Stated exercise:
Extract only the first line of the listing and every line after it up to and including the one with "const y = d3.scaleLinear().domain([0,8]).range([B,T]);". Omit the pictures.

== Data excerpt

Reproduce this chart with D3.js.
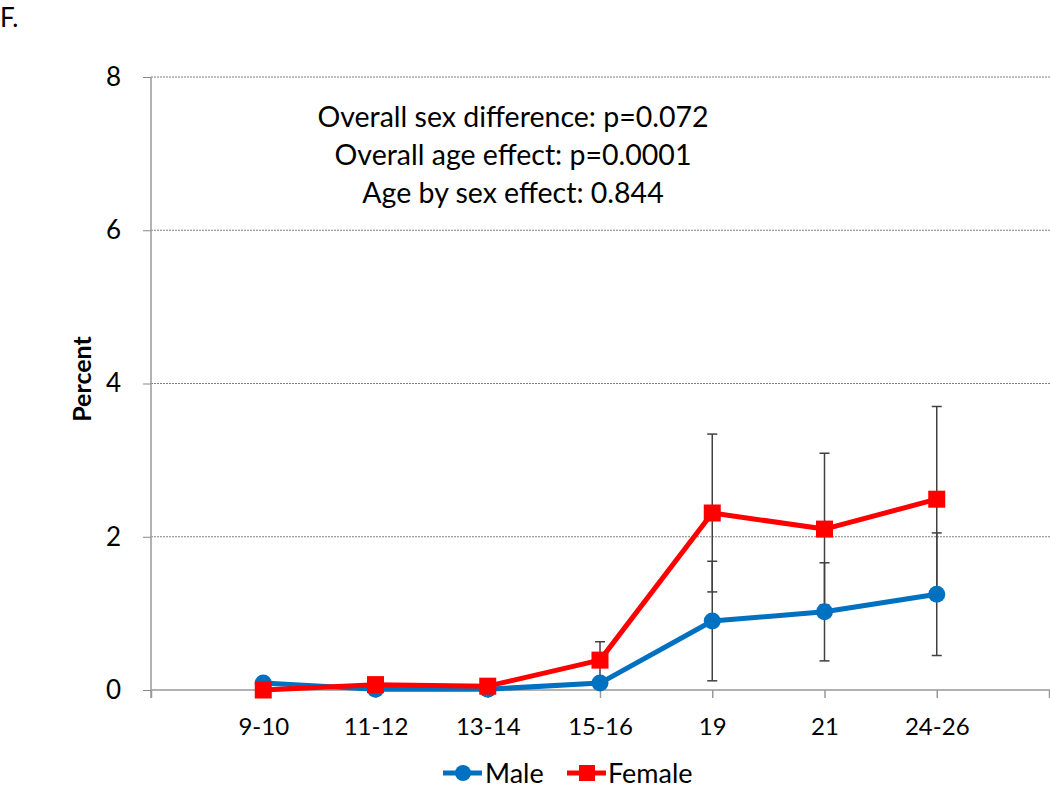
<!DOCTYPE html>
<html><head><meta charset="utf-8">
<script src="https://cdn.jsdelivr.net/npm/d3@7"></script>
<style>body{margin:0;background:#fff}svg{display:block}text{font-family:Lato,"Open Sans",sans-serif}</style>
</head><body><svg id="c" width="1050" height="789"></svg>
<script>
const categories = ["9-10","11-12","13-14","15-16","19","21","24-26"];
const maleValues = [0.09,0.01,0.01,0.09,0.90,1.02,1.25];
const maleErr = [0,0,0,0.03,0.78,0.64,0.80];
const femaleValues = [0.0,0.07,0.05,0.39,2.31,2.10,2.49];
const femaleErr = [0,0,0,0.24,1.03,0.99,1.21];
const yTicks = [0,2,4,6,8];
const annotations = ["Overall sex difference: p=0.072","Overall age effect: p=0.0001","Age by sex effect: 0.844"];

const svg = d3.select("#c");
const L=151, R=1049, T=77, B=690;
const slots = ["", ...categories, " "];
const x = d3.scalePoint().domain(slots).range([L,R]);
const y = d3.scaleLinear().domain([0,8]).range([B,T]);

// gridlines
svg.append("g").selectAll("line").data(yTicks.filter(d=>d>0)).join("line")
  .attr("x1",L).attr("x2",R+1).attr("y1",d=>y(d)).attr("y2",d=>y(d))
  .attr("stroke","#808080").attr("stroke-width",1).attr("stroke-dasharray","2,1");

// y axis
const ya = svg.append("g").attr("transform",`translate(${L},0)`)
  .call(d3.axisLeft(y).tickValues(yTicks).tickSize(8).tickPadding(22).tickFormat(d3.format("d")));
ya.select(".domain").remove();
ya.selectAll(".tick line").attr("stroke","#888");
ya.selectAll("text").attr("font-size",26).attr("fill","#000");
svg.append("line").attr("x1",L).attr("x2",L).attr("y1",T).attr("y2",B+8).attr("stroke","#999").attr("stroke-width",1.5);

// x axis
const xa = svg.append("g").attr("transform",`translate(0,${B})`)
  .call(d3.axisBottom(x).tickSize(8).tickPadding(20));
xa.select(".domain").remove();
xa.selectAll(".tick line").attr("stroke","#999").attr("stroke-width",1.5);
xa.selectAll("text").attr("font-size",24).attr("fill","#000");
svg.append("line").attr("x1",L).attr("x2",R+1).attr("y1",B).attr("y2",B).attr("stroke","#999").attr("stroke-width",1.5);

// y label
svg.append("text").attr("transform",`translate(91,379) rotate(-90)`).attr("text-anchor","middle")
  .attr("font-size",25).attr("font-weight","bold").text("Percent");
svg.append("text").attr("x",0).attr("y",27).attr("font-size",26).text("F.");

// annotations
svg.append("g").selectAll("text").data(annotations).join("text")
  .attr("x",513).attr("y",(d,i)=>127+i*38).attr("text-anchor","middle").attr("font-size",28.5).text(d=>d);

const series = [
  {name:"Male", vals:maleValues, err:maleErr, color:"#0070C0", shape:"circle"},
  {name:"Female", vals:femaleValues, err:femaleErr, color:"#FF0000", shape:"square"}
];

// error bars
series.forEach(s=>{
  const g = svg.append("g").attr("stroke","#404040").attr("stroke-width",1.5);
  categories.forEach((c,i)=>{
    if(!s.err[i]) return;
    const cx=x(c), y1=y(s.vals[i]+s.err[i]), y2=y(Math.max(0,s.vals[i]-s.err[i]));
    g.append("line").attr("x1",cx).attr("x2",cx).attr("y1",y1).attr("y2",y2);
    g.append("line").attr("x1",cx-5).attr("x2",cx+5).attr("y1",y1).attr("y2",y1);
    g.append("line").attr("x1",cx-5).attr("x2",cx+5).attr("y1",y2).attr("y2",y2);
  });
});

const line = d3.line().x((d,i)=>x(categories[i])).y(d=>y(d));
series.forEach(s=>{
  svg.append("path").datum(s.vals).attr("d",line).attr("fill","none")
    .attr("stroke",s.color).attr("stroke-width",5).attr("stroke-linejoin","round");
  const g = svg.append("g").attr("fill",s.color);
  if(s.shape==="circle"){
    g.selectAll("circle").data(s.vals).join("circle").attr("cx",(d,i)=>x(categories[i])).attr("cy",d=>y(d)).attr("r",8.5);
  } else {
    g.selectAll("rect").data(s.vals).join("rect").attr("x",(d,i)=>x(categories[i])-8.5).attr("y",d=>y(d)-8.5).attr("width",17).attr("height",17);
  }
});

// legend
const leg = svg.append("g").attr("transform","translate(0,773)");
const items=[{s:series[0],x0:443,tx:485},{s:series[1],x0:567,tx:608}];
items.forEach(it=>{
  leg.append("line").attr("x1",it.x0).attr("x2",it.x0+39).attr("y1",0).attr("y2",0).attr("stroke",it.s.color).attr("stroke-width",5);
  if(it.s.shape==="circle") leg.append("circle").attr("cx",it.x0+20).attr("cy",0).attr("r",8).attr("fill",it.s.color);
  else leg.append("rect").attr("x",it.x0+12).attr("y",-8).attr("width",16).attr("height",16).attr("fill",it.s.color);
  leg.append("text").attr("x",it.tx).attr("y",10).attr("font-size",27).text(it.s.name);
});
</script></body></html>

====

Completed exercise:
Reproduce this chart with D3.js.
<!DOCTYPE html>
<html><head><meta charset="utf-8">
<script src="https://cdn.jsdelivr.net/npm/d3@7"></script>
<style>body{margin:0;background:#fff}svg{display:block}text{font-family:Lato,"Open Sans",sans-serif}</style>
</head><body><svg id="c" width="1050" height="789"></svg>
<script>
const categories = ["9-10","11-12","13-14","15-16","19","21","24-26"];
const maleValues = [0.09,0.01,0.01,0.09,0.90,1.02,1.25];
const maleErr = [0,0,0,0.03,0.78,0.64,0.80];
const femaleValues = [0.0,0.07,0.05,0.39,2.31,2.10,2.49];
const femaleErr = [0,0,0,0.24,1.03,0.99,1.21];
const yTicks = [0,2,4,6,8];
const annotations = ["Overall sex difference: p=0.072","Overall age effect: p=0.0001","Age by sex effect: 0.844"];

const svg = d3.select("#c");
const L=151, R=1049, T=77, B=690;
const slots = ["", ...categories, " "];
const x = d3.scalePoint().domain(slots).range([L,R]);
const y = d3.scaleLinear().domain([0,8]).range([B,T]);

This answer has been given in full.